How do you pronounce "Lost City of Z"?
April 20, 2017 3:05 AM   Subscribe

Percy Fawcett was British, so did he say "Lost City of Zed" or, as the new movie trailers have it, "Lost City of Zee"?

It's possible that a recording of Fawcett saying the keyword exists. Also, possible that American recordings exist.
posted by CCBC to Writing & Language (7 answers total)
 
It's difficult to imagine any British person, particularly one born in the 19th century, saying 'zed'.

But of course the title of the film comes from the title of an article and the subsequent book, which has an American author, so arguably it should be 'zee' on that basis.
posted by pipeski at 3:19 AM on April 20, 2017


It's difficult to imagine any British person, particularly one born in the 19th century, saying 'zed'.

I assume that's a typo? A British person would definitely say zed, not zee.
posted by EndsOfInvention at 3:22 AM on April 20, 2017 [13 favorites]


Oops. Yes, I meant the opposite of what I said.
posted by pipeski at 3:24 AM on April 20, 2017 [3 favorites]


Zed. As Mark Kermode points out :) skip to around 4.10 or 4.15 and you'll hear the reason for the title.

It is well worth a watch, really interesting film although it is a bit over long.
posted by Fence at 4:08 AM on April 20, 2017 [2 favorites]


I assume that's a typo? A British person would definitely say zed, not zee.

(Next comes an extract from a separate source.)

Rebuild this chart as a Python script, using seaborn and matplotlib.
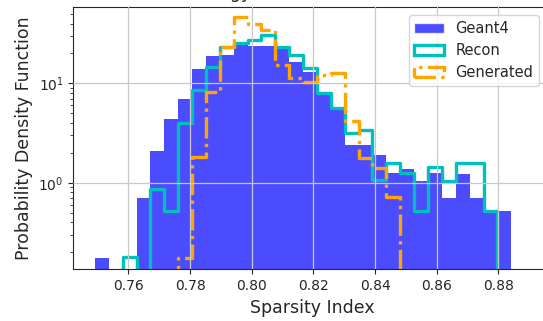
import numpy as np
import pandas as pd
import matplotlib
matplotlib.use("Agg")
import matplotlib.pyplot as plt
from matplotlib.patches import Patch
import seaborn as sns

sns.set_style("ticks", {"axes.grid": True})
plt.rcParams['font.family'] = ['DejaVu Sans']

# shared binning (30 bins)
bin_lo = 0.74912
bin_hi = 0.88421
n_bins = 30

# probability density per bin
geant4 = [0.176, 0, 0, 0.70, 2.08, 4.37, 6.9, 13.9, 19.0, 19.5,
          25.5, 23.5, 23.5, 22.0, 16.5, 13.1, 7.6, 5.4, 2.39, 2.4,
          1.9, 1.24, 1.36, 1.05, 1.24, 0.70, 1.22, 0.70, 0.52, 0.52]
recon = [0, 0, 0.18, 0, 0.86, 0.52, 3.96, 8.6, 14.7, 23.4,
         25.2, 27.3, 31.0, 23.4, 19.3, 14.2, 8.0, 5.6, 3.14, 3.39,
         1.06, 1.57, 1.24, 0.52, 1.43, 1.05, 1.57, 1.57, 0.52, 0]
generated = [0, 0, 0, 0, 0, 0, 0.176, 1.83, 8.2, 23.0,
             46.5, 40.0, 34.4, 15.3, 11.2, 10.4, 12.0, 12.6, 4.2, 1.76,
             1.40, 0.72, 0, 0, 0, 0, 0, 0, 0, 0]

edges = np.linspace(bin_lo, bin_hi, n_bins + 1)
df = pd.DataFrame({"x": (edges[:-1] + edges[1:]) / 2,
                   "geant4": geant4, "recon": recon, "generated": generated})

fig = plt.figure(figsize=(5.43, 3.21), dpi=100)
ax = fig.add_axes([0.135, 0.161, 0.882, 0.818])

sns.histplot(data=df, x="x", weights="geant4", bins=list(edges), element="bars",
             color="blue", alpha=0.7, linewidth=0, ax=ax)
sns.histplot(data=df, x="x", weights="recon", bins=list(edges), element="step",
             fill=False, color="c", linewidth=2.4, ax=ax)
sns.histplot(data=df, x="x", weights="generated", bins=list(edges), element="step",
             fill=False, color="orange", linewidth=2.4, linestyle="-.", ax=ax)

ax.set_yscale("log")
ax.set_xlim(0.7421, 0.8975)
ax.set_ylim(0.1345, 59)
ax.set_xticks([0.76, 0.78, 0.80, 0.82, 0.84, 0.86, 0.88])
ax.tick_params(labelsize=10)
ax.set_axisbelow(False)
ax.grid(True, which="major", color="#c8c8c8", linewidth=0.9)
ax.set_xlabel("Sparsity Index", fontsize=12.5)
ax.set_ylabel("Probability Density Function", fontsize=12.5)

handles = [Patch(facecolor="blue", alpha=0.7, label="Geant4"),
           Patch(facecolor="none", edgecolor="c", linewidth=2.4, label="Recon"),
           Patch(facecolor="none", edgecolor="orange", linewidth=2.4,
                 linestyle="-.", label="Generated")]
ax.legend(handles=handles, loc="upper right", fontsize=10.5,
          bbox_to_anchor=(539 / 543, 1 - 15 / 321),
          bbox_transform=fig.transFigure, borderaxespad=0)

# title sits above the (cropped) top edge, only its lowest strip shows
fig.text(150 / 543, 1.006, "Low Energy Distribution Plot", ha="left",
         va="baseline", fontsize=12.5)

fig.savefig("out.png", dpi=100)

This is a weird one. Ordinarily, I'd agree with you. But... Here in Prague there's a metro station called Jiriho z Prodebad, which happens to be in one of the most popular areas for Brits and Americans to live. Because Czech is a nutcracker language to pronounce, the station's name is almost always shortened to jay-zee-pee by English speakers. (The Czechs hate this btw.) I'd been pronouncing it like that for years, like all the other Brits of my acquaintance, before I got called out on it by a Czech friend. I had no explanation for why we always pronounce it that way, aside from maybe we first heard it from an American and it stuck.

Long story short, perhaps the pronunciation falls most naturally to how it's first heard?

Under just about all other circumstances, as a Brit, I pronounce 'Z' as 'Zed'. Anything else just feels wrong.
posted by veedubya at 5:26 AM on April 20, 2017 [1 favorite]


Best answer: I just watched two trailers for the movie and both have British characters saying "Zed". If you're hearing "Zee" in another trailer is that a voiceover announcer reading the name in American English?
posted by Gortuk at 10:26 AM on April 20, 2017


Response by poster: Gortuk: It was indeed a voiceover in the trailer I saw. I looked up trailers on YouTube and see the scene where Fawcett says "I call it Zed!" So, thanks all. My question is answered.